▸ **Data provided**
--------

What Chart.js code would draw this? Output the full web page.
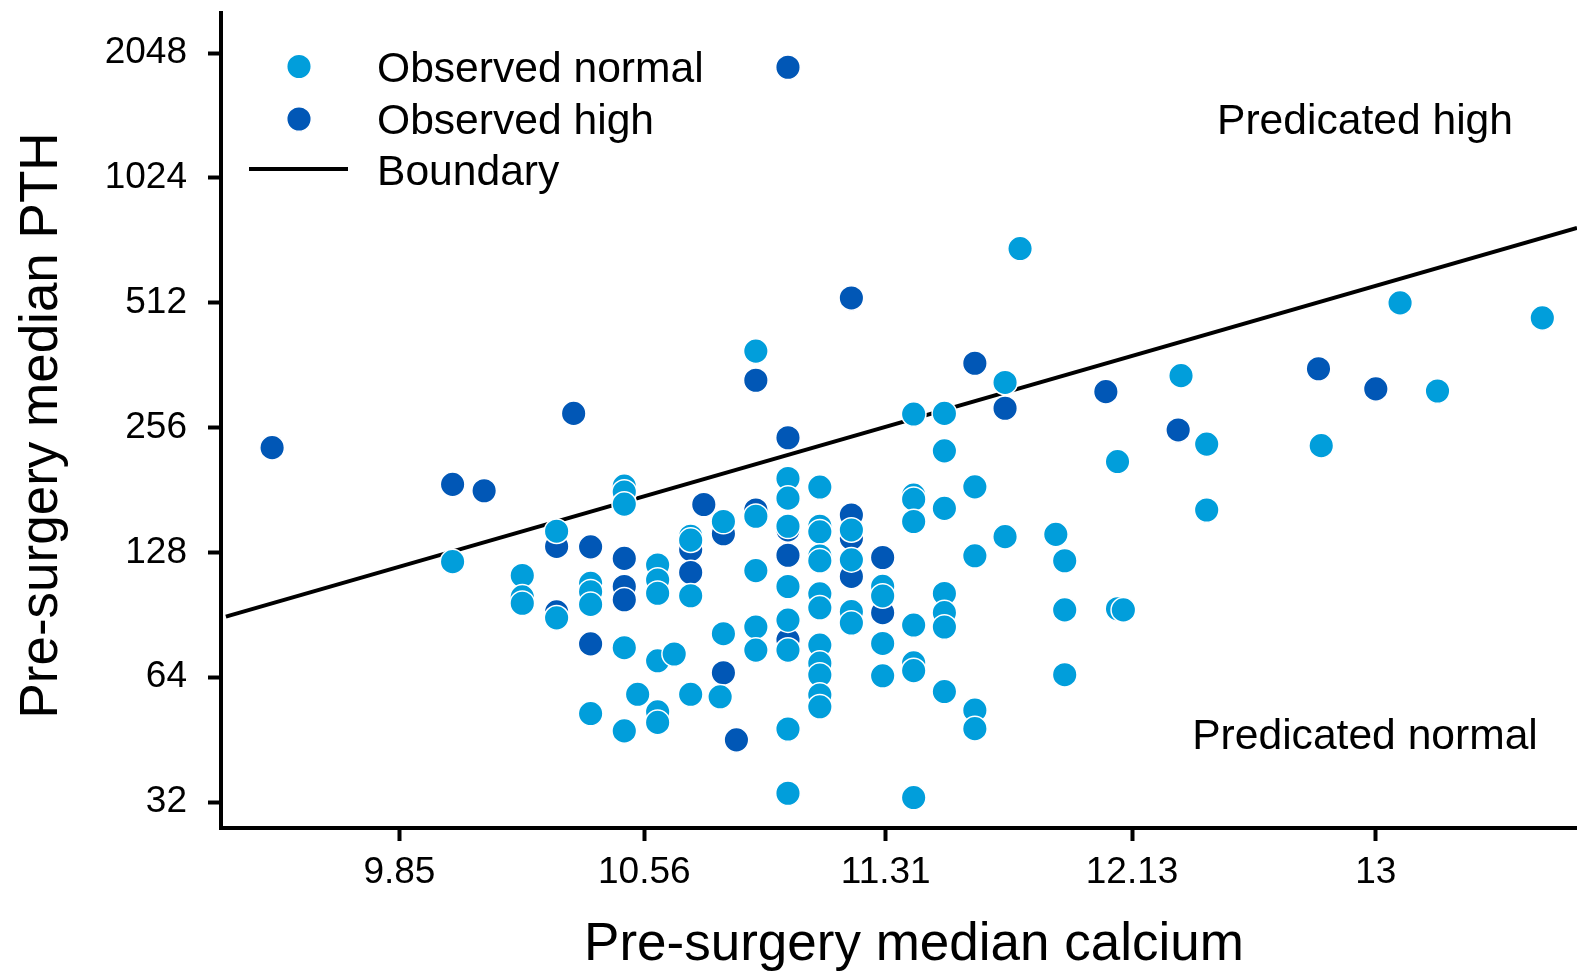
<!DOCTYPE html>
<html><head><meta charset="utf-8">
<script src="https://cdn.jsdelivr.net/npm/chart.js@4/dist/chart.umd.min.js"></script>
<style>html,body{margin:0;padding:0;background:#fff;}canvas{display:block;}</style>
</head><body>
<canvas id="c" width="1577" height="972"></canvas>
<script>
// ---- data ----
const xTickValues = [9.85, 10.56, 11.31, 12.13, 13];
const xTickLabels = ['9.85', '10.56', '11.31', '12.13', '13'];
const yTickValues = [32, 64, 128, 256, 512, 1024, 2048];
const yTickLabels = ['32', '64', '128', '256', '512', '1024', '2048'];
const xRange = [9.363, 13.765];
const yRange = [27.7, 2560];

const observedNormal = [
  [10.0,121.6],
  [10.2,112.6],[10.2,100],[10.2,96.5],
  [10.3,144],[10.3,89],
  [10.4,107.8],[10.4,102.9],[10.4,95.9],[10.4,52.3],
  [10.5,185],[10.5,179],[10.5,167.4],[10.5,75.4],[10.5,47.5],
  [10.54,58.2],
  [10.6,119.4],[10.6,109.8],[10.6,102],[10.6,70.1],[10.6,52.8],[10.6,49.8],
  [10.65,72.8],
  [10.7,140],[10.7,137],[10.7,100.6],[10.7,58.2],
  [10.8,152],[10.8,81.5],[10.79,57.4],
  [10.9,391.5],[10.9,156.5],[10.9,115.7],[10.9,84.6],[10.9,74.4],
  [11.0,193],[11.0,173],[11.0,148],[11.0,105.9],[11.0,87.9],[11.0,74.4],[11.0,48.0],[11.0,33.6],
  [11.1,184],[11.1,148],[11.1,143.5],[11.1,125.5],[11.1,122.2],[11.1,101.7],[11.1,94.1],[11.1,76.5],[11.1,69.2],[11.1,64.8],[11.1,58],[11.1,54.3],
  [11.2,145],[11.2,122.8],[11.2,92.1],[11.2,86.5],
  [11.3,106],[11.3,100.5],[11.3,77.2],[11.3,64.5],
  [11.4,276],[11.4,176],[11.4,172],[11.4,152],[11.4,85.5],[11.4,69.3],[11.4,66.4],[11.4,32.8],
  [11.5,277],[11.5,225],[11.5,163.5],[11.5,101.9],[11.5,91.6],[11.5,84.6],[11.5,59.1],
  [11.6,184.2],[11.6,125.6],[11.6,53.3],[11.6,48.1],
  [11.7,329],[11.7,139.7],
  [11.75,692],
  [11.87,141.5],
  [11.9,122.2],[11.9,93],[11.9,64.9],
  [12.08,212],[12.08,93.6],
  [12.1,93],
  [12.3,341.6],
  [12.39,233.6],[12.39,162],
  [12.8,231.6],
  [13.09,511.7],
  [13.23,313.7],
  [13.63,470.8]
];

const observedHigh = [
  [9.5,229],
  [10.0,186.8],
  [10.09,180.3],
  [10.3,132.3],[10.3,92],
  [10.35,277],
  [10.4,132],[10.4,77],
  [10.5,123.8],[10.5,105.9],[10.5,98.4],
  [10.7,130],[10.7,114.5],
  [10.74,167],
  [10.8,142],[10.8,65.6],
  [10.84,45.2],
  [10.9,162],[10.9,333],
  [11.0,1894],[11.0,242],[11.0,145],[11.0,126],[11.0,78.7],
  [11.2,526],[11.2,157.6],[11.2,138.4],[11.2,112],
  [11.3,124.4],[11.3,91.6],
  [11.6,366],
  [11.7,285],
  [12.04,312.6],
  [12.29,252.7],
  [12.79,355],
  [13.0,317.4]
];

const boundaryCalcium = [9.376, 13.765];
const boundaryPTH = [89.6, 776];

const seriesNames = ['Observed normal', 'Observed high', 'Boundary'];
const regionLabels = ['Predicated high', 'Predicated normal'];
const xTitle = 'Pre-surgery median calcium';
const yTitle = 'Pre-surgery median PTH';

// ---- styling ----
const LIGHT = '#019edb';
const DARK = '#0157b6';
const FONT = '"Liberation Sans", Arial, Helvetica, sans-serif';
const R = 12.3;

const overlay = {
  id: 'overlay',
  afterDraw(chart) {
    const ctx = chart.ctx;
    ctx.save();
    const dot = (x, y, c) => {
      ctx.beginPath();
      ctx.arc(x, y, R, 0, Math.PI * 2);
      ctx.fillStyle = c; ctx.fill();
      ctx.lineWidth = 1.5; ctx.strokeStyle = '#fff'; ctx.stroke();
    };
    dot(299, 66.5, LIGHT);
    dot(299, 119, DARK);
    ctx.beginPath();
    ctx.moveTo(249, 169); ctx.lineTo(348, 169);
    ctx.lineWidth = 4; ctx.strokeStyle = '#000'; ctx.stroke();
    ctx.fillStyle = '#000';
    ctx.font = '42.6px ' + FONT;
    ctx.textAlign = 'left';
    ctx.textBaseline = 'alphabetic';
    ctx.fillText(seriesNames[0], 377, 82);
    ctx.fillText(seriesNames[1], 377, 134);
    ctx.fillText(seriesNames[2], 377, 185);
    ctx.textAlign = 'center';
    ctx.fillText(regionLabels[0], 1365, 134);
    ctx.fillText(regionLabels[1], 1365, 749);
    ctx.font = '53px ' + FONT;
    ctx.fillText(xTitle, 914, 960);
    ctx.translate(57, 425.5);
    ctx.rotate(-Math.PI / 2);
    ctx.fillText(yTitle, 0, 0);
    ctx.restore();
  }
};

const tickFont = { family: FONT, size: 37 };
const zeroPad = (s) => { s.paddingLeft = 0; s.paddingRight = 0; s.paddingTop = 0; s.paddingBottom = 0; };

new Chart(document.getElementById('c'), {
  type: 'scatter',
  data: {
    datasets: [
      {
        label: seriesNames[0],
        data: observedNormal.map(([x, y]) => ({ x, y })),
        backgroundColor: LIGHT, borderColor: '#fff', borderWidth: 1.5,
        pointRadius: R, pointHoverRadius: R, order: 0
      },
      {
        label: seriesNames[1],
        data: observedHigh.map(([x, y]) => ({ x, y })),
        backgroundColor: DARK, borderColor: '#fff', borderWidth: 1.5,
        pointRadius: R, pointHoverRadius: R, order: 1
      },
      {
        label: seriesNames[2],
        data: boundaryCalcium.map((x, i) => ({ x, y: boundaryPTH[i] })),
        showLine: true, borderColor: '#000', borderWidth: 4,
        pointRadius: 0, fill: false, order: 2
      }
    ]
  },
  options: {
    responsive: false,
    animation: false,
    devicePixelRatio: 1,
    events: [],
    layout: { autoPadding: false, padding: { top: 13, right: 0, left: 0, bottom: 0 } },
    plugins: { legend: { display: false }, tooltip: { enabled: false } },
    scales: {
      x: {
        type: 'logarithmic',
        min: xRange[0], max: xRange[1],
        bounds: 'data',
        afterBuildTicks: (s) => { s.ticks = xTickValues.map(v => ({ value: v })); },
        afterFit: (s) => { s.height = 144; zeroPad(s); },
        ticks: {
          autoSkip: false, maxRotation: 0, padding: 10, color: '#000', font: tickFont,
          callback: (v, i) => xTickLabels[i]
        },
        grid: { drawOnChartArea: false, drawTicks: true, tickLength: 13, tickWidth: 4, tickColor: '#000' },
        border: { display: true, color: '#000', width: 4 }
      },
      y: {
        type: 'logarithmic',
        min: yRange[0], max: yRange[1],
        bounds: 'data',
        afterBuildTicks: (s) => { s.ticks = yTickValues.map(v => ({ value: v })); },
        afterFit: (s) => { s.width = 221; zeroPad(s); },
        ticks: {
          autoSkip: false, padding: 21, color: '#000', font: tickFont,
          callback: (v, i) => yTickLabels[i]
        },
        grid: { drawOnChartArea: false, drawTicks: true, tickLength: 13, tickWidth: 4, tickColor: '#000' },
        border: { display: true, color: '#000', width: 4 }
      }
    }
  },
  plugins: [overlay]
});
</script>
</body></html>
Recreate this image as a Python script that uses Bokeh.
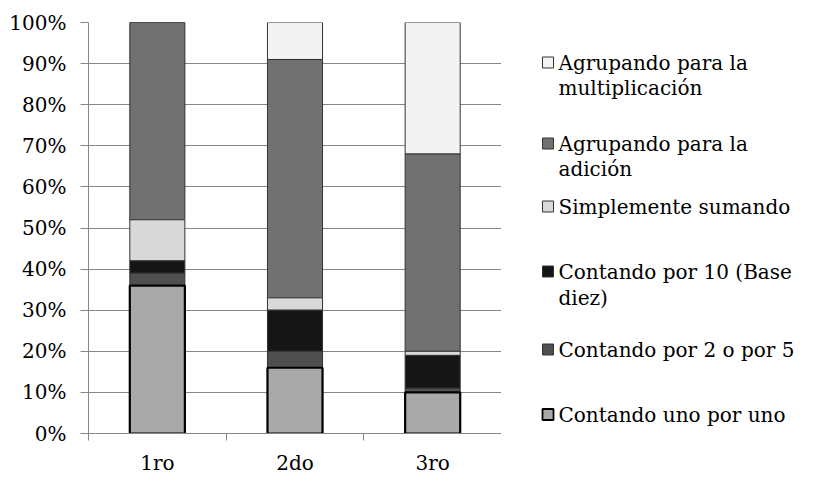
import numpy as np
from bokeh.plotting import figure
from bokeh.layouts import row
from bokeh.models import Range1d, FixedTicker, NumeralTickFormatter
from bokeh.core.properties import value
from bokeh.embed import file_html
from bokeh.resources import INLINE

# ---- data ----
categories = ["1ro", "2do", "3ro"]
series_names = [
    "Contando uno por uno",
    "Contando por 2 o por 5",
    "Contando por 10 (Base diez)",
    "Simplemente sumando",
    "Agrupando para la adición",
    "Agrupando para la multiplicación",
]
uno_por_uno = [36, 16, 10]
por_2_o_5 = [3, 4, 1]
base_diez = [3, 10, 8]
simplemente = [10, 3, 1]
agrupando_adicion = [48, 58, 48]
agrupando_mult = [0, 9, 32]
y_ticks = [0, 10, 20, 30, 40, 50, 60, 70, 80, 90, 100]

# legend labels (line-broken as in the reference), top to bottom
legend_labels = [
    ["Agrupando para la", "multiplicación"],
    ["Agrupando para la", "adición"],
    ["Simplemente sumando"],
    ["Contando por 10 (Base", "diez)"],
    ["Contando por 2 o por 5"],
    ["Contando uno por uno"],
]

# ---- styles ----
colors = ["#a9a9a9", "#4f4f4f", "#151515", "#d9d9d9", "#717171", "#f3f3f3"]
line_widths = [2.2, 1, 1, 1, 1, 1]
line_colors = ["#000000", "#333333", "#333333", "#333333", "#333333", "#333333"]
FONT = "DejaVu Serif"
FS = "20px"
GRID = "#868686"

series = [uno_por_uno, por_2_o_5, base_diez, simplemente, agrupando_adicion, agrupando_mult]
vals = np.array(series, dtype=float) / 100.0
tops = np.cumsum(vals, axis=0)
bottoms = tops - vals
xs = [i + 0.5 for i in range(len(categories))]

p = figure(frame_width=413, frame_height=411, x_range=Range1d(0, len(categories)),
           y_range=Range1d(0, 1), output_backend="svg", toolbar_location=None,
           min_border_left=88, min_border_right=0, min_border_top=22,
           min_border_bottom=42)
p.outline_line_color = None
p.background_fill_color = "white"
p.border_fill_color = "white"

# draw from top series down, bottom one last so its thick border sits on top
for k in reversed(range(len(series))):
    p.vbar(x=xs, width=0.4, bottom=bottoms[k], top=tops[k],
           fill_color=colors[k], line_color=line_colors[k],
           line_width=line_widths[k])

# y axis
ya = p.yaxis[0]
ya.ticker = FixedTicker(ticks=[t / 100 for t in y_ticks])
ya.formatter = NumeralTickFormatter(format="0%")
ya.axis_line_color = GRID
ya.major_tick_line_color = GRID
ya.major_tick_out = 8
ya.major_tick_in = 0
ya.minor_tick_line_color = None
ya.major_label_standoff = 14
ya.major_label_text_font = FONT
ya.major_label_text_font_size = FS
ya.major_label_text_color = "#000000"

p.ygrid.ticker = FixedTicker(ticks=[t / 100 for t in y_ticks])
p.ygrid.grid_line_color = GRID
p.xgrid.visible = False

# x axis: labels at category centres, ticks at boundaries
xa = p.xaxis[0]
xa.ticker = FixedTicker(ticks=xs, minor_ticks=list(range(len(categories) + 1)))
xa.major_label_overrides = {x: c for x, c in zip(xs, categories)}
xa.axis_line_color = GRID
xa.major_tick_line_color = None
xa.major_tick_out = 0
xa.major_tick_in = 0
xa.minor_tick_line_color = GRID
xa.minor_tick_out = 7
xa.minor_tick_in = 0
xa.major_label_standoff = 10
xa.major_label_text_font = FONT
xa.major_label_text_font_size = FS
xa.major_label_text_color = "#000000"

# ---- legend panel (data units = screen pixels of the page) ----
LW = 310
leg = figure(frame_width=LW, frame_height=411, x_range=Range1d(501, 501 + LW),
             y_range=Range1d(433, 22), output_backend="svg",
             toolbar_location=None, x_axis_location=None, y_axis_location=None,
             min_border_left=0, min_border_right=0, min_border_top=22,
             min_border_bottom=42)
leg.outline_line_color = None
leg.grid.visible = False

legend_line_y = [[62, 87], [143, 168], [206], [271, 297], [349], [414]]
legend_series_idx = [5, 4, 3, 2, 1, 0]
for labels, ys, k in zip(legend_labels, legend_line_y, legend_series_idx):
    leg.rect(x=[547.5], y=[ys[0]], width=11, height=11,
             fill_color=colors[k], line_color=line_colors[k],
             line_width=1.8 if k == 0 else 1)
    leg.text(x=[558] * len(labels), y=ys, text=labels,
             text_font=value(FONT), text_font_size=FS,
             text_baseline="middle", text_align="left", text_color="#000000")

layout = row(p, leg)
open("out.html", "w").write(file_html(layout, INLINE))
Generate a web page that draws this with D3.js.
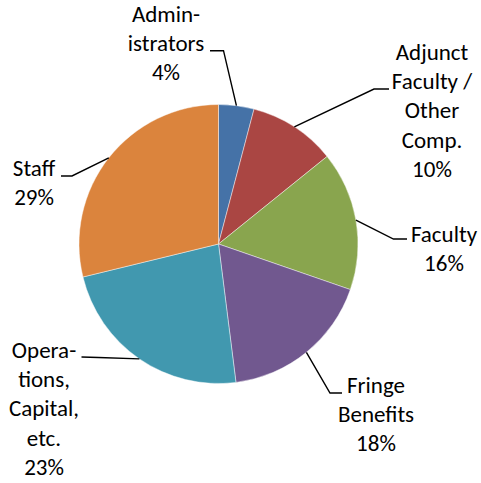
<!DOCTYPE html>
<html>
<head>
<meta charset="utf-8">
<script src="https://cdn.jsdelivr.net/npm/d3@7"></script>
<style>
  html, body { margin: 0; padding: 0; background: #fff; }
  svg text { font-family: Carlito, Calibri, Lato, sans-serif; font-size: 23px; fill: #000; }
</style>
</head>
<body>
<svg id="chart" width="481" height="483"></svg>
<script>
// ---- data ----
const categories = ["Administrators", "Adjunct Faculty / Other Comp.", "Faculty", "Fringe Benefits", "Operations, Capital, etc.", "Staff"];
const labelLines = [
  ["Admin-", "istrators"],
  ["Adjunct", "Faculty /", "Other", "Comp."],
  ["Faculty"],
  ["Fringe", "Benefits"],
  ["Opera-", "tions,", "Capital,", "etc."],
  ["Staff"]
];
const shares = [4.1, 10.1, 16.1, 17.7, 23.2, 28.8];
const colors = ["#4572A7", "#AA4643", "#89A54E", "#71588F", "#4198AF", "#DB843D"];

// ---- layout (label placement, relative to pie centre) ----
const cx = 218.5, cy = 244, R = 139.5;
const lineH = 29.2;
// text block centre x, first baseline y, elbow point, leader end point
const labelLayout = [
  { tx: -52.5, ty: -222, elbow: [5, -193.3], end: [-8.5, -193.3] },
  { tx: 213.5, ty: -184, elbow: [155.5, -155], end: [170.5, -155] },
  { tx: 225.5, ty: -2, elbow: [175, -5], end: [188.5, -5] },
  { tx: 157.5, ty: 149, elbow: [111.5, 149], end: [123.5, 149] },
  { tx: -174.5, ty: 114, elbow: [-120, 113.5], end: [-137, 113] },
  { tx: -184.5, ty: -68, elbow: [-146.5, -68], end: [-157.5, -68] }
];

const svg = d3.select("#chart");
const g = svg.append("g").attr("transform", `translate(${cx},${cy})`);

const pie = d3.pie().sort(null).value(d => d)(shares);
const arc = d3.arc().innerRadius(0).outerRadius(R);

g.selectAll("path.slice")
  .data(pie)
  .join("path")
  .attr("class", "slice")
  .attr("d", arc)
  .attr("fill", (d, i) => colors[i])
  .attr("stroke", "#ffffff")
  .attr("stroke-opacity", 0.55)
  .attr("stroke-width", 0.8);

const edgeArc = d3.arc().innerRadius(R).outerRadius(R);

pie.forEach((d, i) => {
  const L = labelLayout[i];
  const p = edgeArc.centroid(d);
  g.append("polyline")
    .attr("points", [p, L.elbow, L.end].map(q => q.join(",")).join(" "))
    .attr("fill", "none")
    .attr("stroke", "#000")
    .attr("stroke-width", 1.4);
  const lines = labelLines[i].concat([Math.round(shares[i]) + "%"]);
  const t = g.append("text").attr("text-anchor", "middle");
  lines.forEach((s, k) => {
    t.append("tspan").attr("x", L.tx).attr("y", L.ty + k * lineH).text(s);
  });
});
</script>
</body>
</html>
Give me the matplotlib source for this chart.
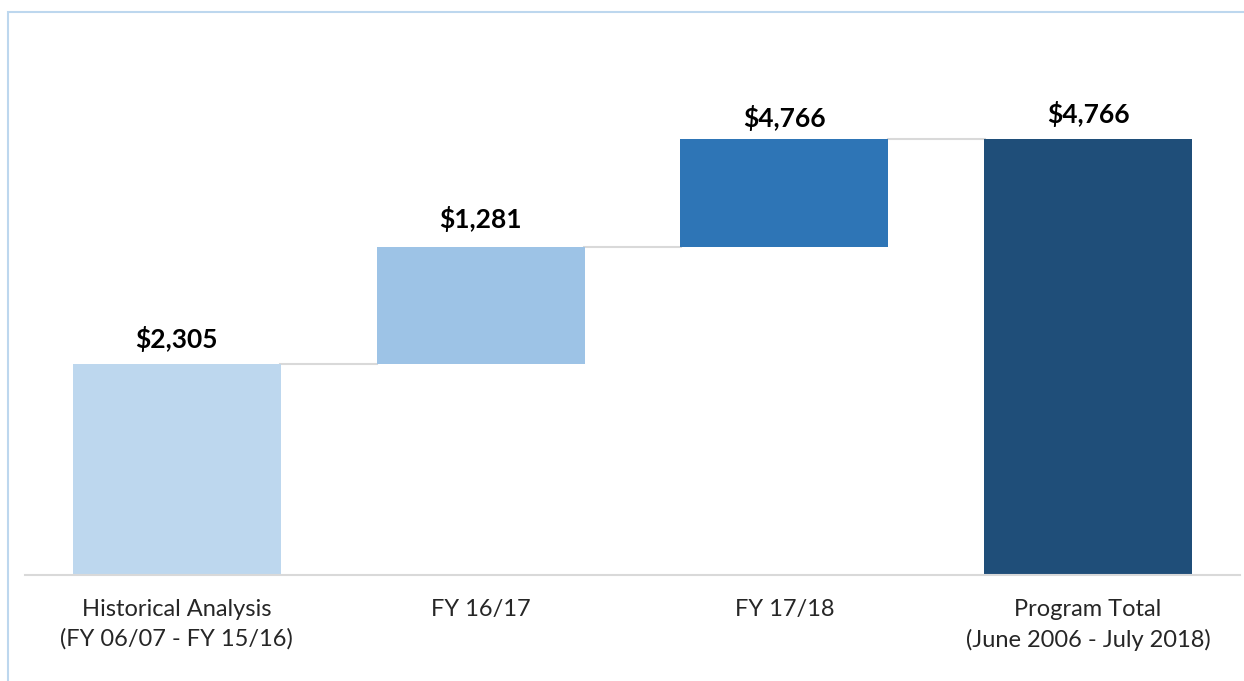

--------

▸ **Given problem**
Scan the material and collect every line that contains "script".

▸ **Solved problem**
<script src="https://cdn.jsdelivr.net/npm/chart.js@4/dist/chart.umd.min.js"></script>
<script>
</script>
Recreate this image as a Python script that uses Bokeh.
<script src="https://cdn.jsdelivr.net/npm/d3@7"></script>
<script>
</script>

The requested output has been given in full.